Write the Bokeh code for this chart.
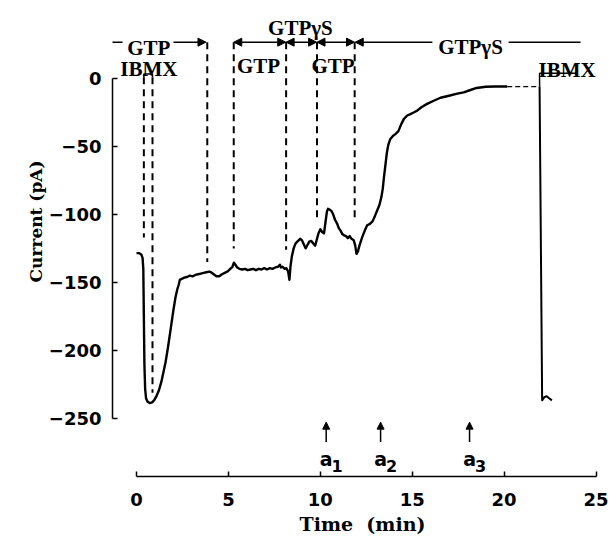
from bokeh.plotting import figure
from bokeh.models import Range1d, Arrow, NormalHead, Title, FixedTicker
from bokeh.core.properties import value
from bokeh.embed import file_html
from bokeh.resources import INLINE

# ---- data ----
time_min = [0.00, 0.15, 0.26, 0.33, 0.37, 0.40, 0.43, 0.47, 0.52, 0.60, 0.72, 0.85, 0.98, 1.10,
            1.21, 1.35, 1.48, 1.58, 1.72, 1.85, 2.00, 2.12, 2.22, 2.30, 2.36, 2.45, 2.60, 2.75,
            2.90, 3.05, 3.20, 3.35, 3.50, 3.65, 3.80, 3.95, 4.05, 4.20, 4.35, 4.50, 4.65, 4.80,
            4.95, 5.10, 5.22, 5.30, 5.38, 5.48, 5.60, 5.75, 5.90, 6.05, 6.20, 6.35, 6.50, 6.65,
            6.80, 6.95, 7.10, 7.25, 7.40, 7.55, 7.70, 7.80, 7.86, 7.95, 8.05, 8.15, 8.25, 8.32,
            8.38, 8.45, 8.55, 8.65, 8.75, 8.90, 9.00, 9.10, 9.20, 9.30, 9.40, 9.50, 9.62, 9.72,
            9.80, 9.90, 10.00, 10.10, 10.20, 10.28, 10.36, 10.42, 10.50, 10.60, 10.70, 10.80,
            10.92, 11.00, 11.10, 11.20, 11.30, 11.40, 11.50, 11.60, 11.70, 11.82, 11.90, 11.97,
            12.05, 12.15, 12.30, 12.45, 12.55, 12.70, 12.85, 12.98, 13.10, 13.22, 13.33, 13.40,
            13.47, 13.55, 13.62, 13.70, 13.80, 13.95, 14.10, 14.25, 14.40, 14.55, 14.73, 14.90,
            15.05, 15.26, 15.50, 15.81, 16.20, 16.54, 17.00, 17.45, 17.80, 18.17, 18.50, 19.00,
            19.50, 20.17]
current_pa = [-128.5, -128.5, -129.5, -132, -140, -175, -210, -228, -235, -237.5, -238.5, -238,
              -236, -233, -229.5, -223, -215, -208.5, -197, -185, -171, -161, -155, -151.5, -148,
              -147.5, -146.5, -146, -145, -145.5, -144.5, -144, -143.5, -143, -142.5, -142,
              -142.5, -144, -145.5, -145.5, -144, -143, -142, -140, -138.5, -135.5, -137, -139,
              -140, -140.5, -140, -141, -140.5, -140, -141, -140, -140.5, -139.5, -140.5, -139.5,
              -140, -139, -138.5, -137, -139, -138.5, -140, -139.5, -142, -148, -138, -131, -125,
              -121.5, -120, -118, -119, -122, -125, -122.5, -120, -119.5, -121.5, -123, -119,
              -114, -111, -113, -114, -106, -98, -96, -96.5, -97.5, -100, -104, -107, -110, -112,
              -114.5, -115.5, -116, -117.5, -116, -118, -119, -123, -129, -127, -122, -116, -111,
              -108, -107, -105, -101, -97, -93, -87, -81, -72, -63, -55, -49, -45, -42.5, -41,
              -39, -34, -30, -27.5, -26.5, -25.5, -24, -21.5, -19, -16.5, -14.5, -13, -11.5,
              -10.5, -8.8, -7.3, -6.4, -6.2, -6.2]

plateau_t = [20.17, 21.93]          # dashed (unrecorded) stretch
plateau_i = [-6.3, -6.3]
end_t = [21.93, 22.07, 22.20, 22.32, 22.45, 22.60]   # final IBMX response
end_i = [-6.3, -236.5, -234.0, -233.5, -235.0, -236.5]

# solution-change markers (dashed verticals): time, top, bottom
change_t = [0.40, 0.87, 3.85, 5.29, 8.14, 9.82, 11.87]
change_top = [0.5, 0.5, 26.3, 26.3, 26.3, 26.3, 26.3]
change_bot = [-117, -231, -135, -125, -126, -104.5, -104.5]

# IBMX application brackets
ibmx1_t = [0.40, 0.40, 0.87, 0.87]
ibmx1_i = [0.5, 3.0, 3.0, 0.5]
ibmx2_t = [21.93, 21.93, 23.98]
ibmx2_i = [-6.3, 3.5, 3.5]

# arrows of the solution bar (level 26.3 pA)
bar_level = 26.3
span_start = [2.01, 5.29, 8.14, 9.82, 11.90]
span_end = [3.78, 8.12, 9.80, 11.86, 16.10]
span_head_start = [False, True, True, True, True]
span_head_end = [True, True, True, True, False]
plain_start = [-1.87, 20.24]
plain_end = [-0.76, 24.16]

# texts of the solution bar
bar_text = ["GTP", "IBMX", "GTP", "GTPγS", "GTP", "GTPγS", "IBMX"]
bar_text_t = [0.67, 0.67, 6.64, 8.92, 10.69, 18.17, 23.43]
bar_text_i = [22.2, 6.8, 9.0, 36.5, 9.0, 22.4, 5.6]

# sample points a1..a3
sample_t = [10.32, 13.28, 18.12]
sample_sub = ["1", "2", "3"]

y_ticks = [-250, -200, -150, -100, -50, 0]
x_ticks = [0, 5, 10, 15, 20, 25]

# ---- figure ----
PXX = 18.38
PXY = 1.363
x_start = -1.306
x_end = x_start + 500 / PXX
y_end = 77.5 / PXY
y_start = y_end - 476 / PXY

p = figure(width=612, height=541, output_backend="svg", toolbar_location=None,
           x_range=Range1d(x_start, x_end), y_range=Range1d(y_start, y_end),
           min_border_left=112, min_border_right=0, min_border_top=0, min_border_bottom=65)
p.outline_line_color = None
p.grid.visible = False
p.background_fill_color = "white"

for ax in (p.xaxis[0], p.yaxis[0]):
    ax.axis_line_color = "black"
    ax.axis_line_width = 1.5
    ax.major_tick_line_color = "black"
    ax.major_tick_line_width = 1.5
    ax.major_tick_in = 5
    ax.major_tick_out = 0
    ax.minor_tick_line_color = None
    ax.major_label_text_font = "DejaVu Sans"
    ax.major_label_text_font_style = "bold"
    ax.major_label_text_font_size = "18px"
    ax.major_label_text_color = "black"

p.xaxis.ticker = FixedTicker(ticks=x_ticks)
p.xaxis.bounds = (x_ticks[0], x_ticks[-1])
p.xaxis.major_label_standoff = 16
p.xaxis.axis_label = "Time\u00a0\u00a0(min)"
p.xaxis.axis_label_standoff = 4
p.xaxis.axis_label_text_font = "DejaVu Serif"
p.xaxis.axis_label_text_font_style = "bold"
p.xaxis.axis_label_text_font_size = "19px"
p.xaxis.axis_label_text_color = "black"
p.yaxis.ticker = FixedTicker(ticks=y_ticks)
p.yaxis.bounds = (y_ticks[0], y_ticks[-1])
p.yaxis.major_label_standoff = 11
p.yaxis.major_label_overrides = {t: (str(t).replace("-", "\u2212")) for t in y_ticks}

# trace
p.line(time_min, current_pa, line_width=2.4, line_color="black", line_join="round")
p.line(plateau_t, plateau_i, line_width=1.3, line_color="black", line_dash="5 3")
p.line(end_t, end_i, line_width=2.0, line_color="black", line_join="round")

# dashed verticals
p.segment(x0=change_t, y0=change_top, x1=change_t, y1=change_bot,
          line_width=2, line_color="black", line_dash="7 5")

# brackets
p.line(ibmx1_t, ibmx1_i, line_width=1.5, line_color="black")
p.line(ibmx2_t, ibmx2_i, line_width=1.5, line_color="black")

# solution bar
for s, e, hs, he in zip(span_start, span_end, span_head_start, span_head_end):
    p.add_layout(Arrow(
        x_start=s, y_start=bar_level, x_end=e, y_end=bar_level,
        line_width=1.5, line_color="black",
        start=NormalHead(size=8, fill_color="black", line_color="black") if hs else None,
        end=NormalHead(size=8, fill_color="black", line_color="black") if he else None))
p.segment(x0=plain_start, y0=[bar_level] * len(plain_start), x1=plain_end,
          y1=[bar_level] * len(plain_end), line_width=1.5, line_color="black")

p.text(x=bar_text_t, y=bar_text_i, text=bar_text, text_align="center",
       text_baseline="alphabetic", text_font=value("Liberation Serif"),
       text_font_style="bold", text_font_size="21px", text_color="black")

# sample arrows a1..a3
for t in sample_t:
    p.add_layout(Arrow(x_start=t, y_start=-267, x_end=t, y_end=-252.5,
                       line_width=1.5, line_color="black",
                       end=NormalHead(size=7, fill_color="black", line_color="black")))
p.text(x=sample_t, y=[-279.2] * len(sample_t), text=["a"] * len(sample_t),
       text_align="center", text_baseline="alphabetic", text_font=value("DejaVu Sans"),
       text_font_style="bold", text_font_size="19px", text_color="black")
p.text(x=sample_t, y=[-284.3] * len(sample_t), text=sample_sub, x_offset=11,
       text_align="center", text_baseline="alphabetic", text_font=value("DejaVu Sans"),
       text_font_style="bold", text_font_size="16px", text_color="black")

# y axis title
p.add_layout(Title(text="Current (pA)", align="right", offset=160, standoff=0,
                   text_font="DejaVu Serif", text_font_style="bold",
                   text_font_size="17px", text_color="black"), "left")

open("out.html", "w").write(file_html(p, INLINE))
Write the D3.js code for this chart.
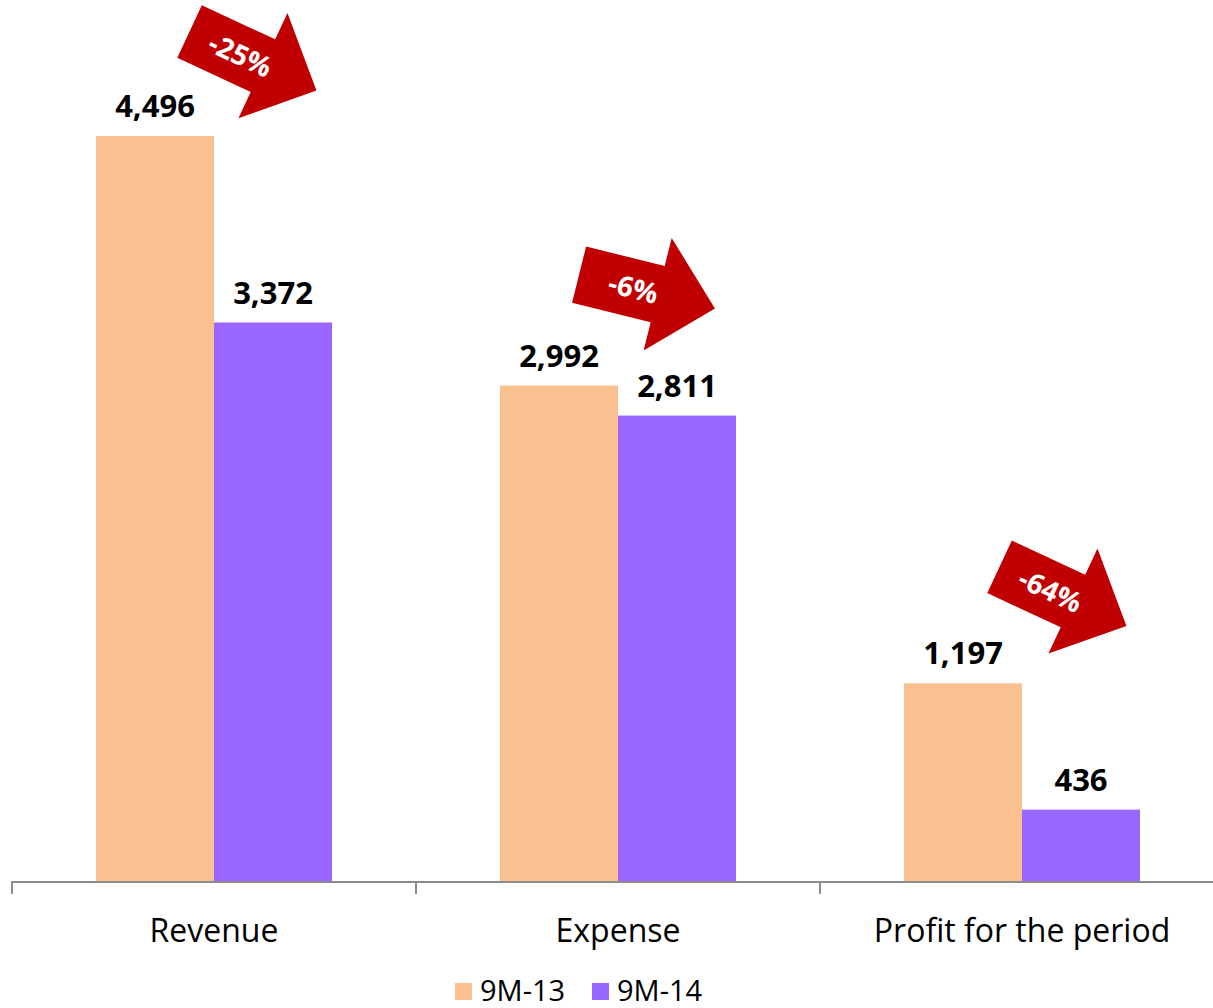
<!DOCTYPE html>
<html>
<head>
<meta charset="utf-8">
<script src="https://cdn.jsdelivr.net/npm/d3@7"></script>
<style>
  html, body { margin: 0; padding: 0; background: #fff; }
  svg { display: block; font-family: 'Open Sans', sans-serif; }
</style>
</head>
<body>
<div id="chart"></div>
<script>
const categories = ['Revenue', 'Expense', 'Profit for the period'];
const seriesNames = ['9M-13', '9M-14'];
const values913 = [4496, 2992, 1197];
const values914 = [3372, 2811, 436];
const changeLabels = ['-25%', '-6%', '-64%'];
const arrowAngles = [25, 14, 25];
// where each arrow sits relative to its category centre / first bar top
const arrowNudges = [[39, -75], [29, -94], [41, -87]];

const width = 1213;
const height = 1008;
const colors = { '9M-13': '#FAC090', '9M-14': '#9966FF' };

const svg = d3
  .select('#chart')
  .append('svg')
  .attr('width', width)
  .attr('height', height);

const x = d3.scaleBand().domain(categories).range([12, 1224]);
const x1 = d3.scaleBand().domain(seriesNames).range([84, 320]);
const y = d3.scaleLinear().domain([0, 4496]).range([882, 136]);

const rows = categories.map((c, i) => ({
  category: c,
  values: [
    { series: '9M-13', value: values913[i] },
    { series: '9M-14', value: values914[i] }
  ],
  change: changeLabels[i],
  angle: arrowAngles[i],
  nudge: arrowNudges[i]
}));

// bars
const groups = svg
  .selectAll('g.cat')
  .data(rows)
  .join('g')
  .attr('class', 'cat')
  .attr('transform', d => `translate(${x(d.category)},0)`);

groups
  .selectAll('rect')
  .data(d => d.values)
  .join('rect')
  .attr('x', d => x1(d.series))
  .attr('width', x1.bandwidth())
  .attr('y', d => y(d.value))
  .attr('height', d => y(0) - y(d.value))
  .attr('fill', d => colors[d.series]);

groups
  .selectAll('text.val')
  .data(d => d.values)
  .join('text')
  .attr('class', 'val')
  .attr('x', d => x1(d.series) + x1.bandwidth() / 2)
  .attr('y', d => y(d.value) - 19)
  .attr('text-anchor', 'middle')
  .attr('font-size', 31)
  .attr('font-weight', 'bold')
  .attr('fill', '#000')
  .text(d => d3.format(',')(d.value));

// axis
const axis = svg
  .append('g')
  .attr('transform', `translate(0,${y(0)})`)
  .call(
    d3
      .axisBottom(x)
      .tickSize(0)
      .tickPadding(37)
  );
axis.select('.domain').attr('stroke', '#8c8c8c').attr('stroke-width', 2)
  .attr('d', `M12,12V0H1224V12`);
axis
  .selectAll('.tick text')
  .attr('font-size', 32)
  .attr('font-family', "'Open Sans', sans-serif")
  .attr('fill', '#000');

svg
  .append('g')
  .selectAll('line')
  .data(categories)
  .join('line')
  .attr('x1', d => x(d))
  .attr('x2', d => x(d))
  .attr('y1', y(0))
  .attr('y2', y(0) + 12)
  .attr('stroke', '#8c8c8c')
  .attr('stroke-width', 2);

// change arrows
const arrowShape = [
  [0, -29], [81, -29], [81, -58], [140, 0], [81, 58], [81, 29], [0, 29]
].map(p => [p[0] - 70, p[1]]);

const arrows = svg
  .selectAll('g.arrow')
  .data(rows)
  .join('g')
  .attr('class', 'arrow')
  .attr('transform', d => {
    const cx = x(d.category) + x.bandwidth() / 2 + d.nudge[0];
    const cy = y(d.values[0].value) + d.nudge[1];
    return `translate(${cx},${cy}) rotate(${d.angle})`;
  });

arrows
  .append('path')
  .attr('d', d3.line()(arrowShape) + 'Z')
  .attr('fill', '#C00000');

arrows
  .append('text')
  .attr('x', -14)
  .attr('y', 0)
  .attr('dy', '0.36em')
  .attr('text-anchor', 'middle')
  .attr('font-size', 28)
  .attr('font-weight', 'bold')
  .attr('fill', '#fff')
  .text(d => d.change);

// legend
const legend = svg
  .append('g')
  .selectAll('g')
  .data(seriesNames)
  .join('g')
  .attr('transform', (d, i) => `translate(${455 + i * 137},983)`);

legend
  .append('rect')
  .attr('width', 17)
  .attr('height', 17)
  .attr('fill', d => colors[d]);

legend
  .append('text')
  .attr('x', 25)
  .attr('y', 18)
  .attr('font-size', 29)
  .attr('fill', '#000')
  .text(d => d);
</script>
</body>
</html>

────────────────

EXERCISE TASK:
Both the first line of the records above and the line containing "from bokeh.resources import INLINE" belong in the copy; please return them and every line between, exactly, minus the pictures.

RESULT OF THIS TASK:
Write the Bokeh code for this chart.
from bokeh.plotting import figure
from bokeh.models import Range1d, Arrow, NormalHead, Title, FixedTicker
from bokeh.core.properties import value
from bokeh.embed import file_html
from bokeh.resources import INLINE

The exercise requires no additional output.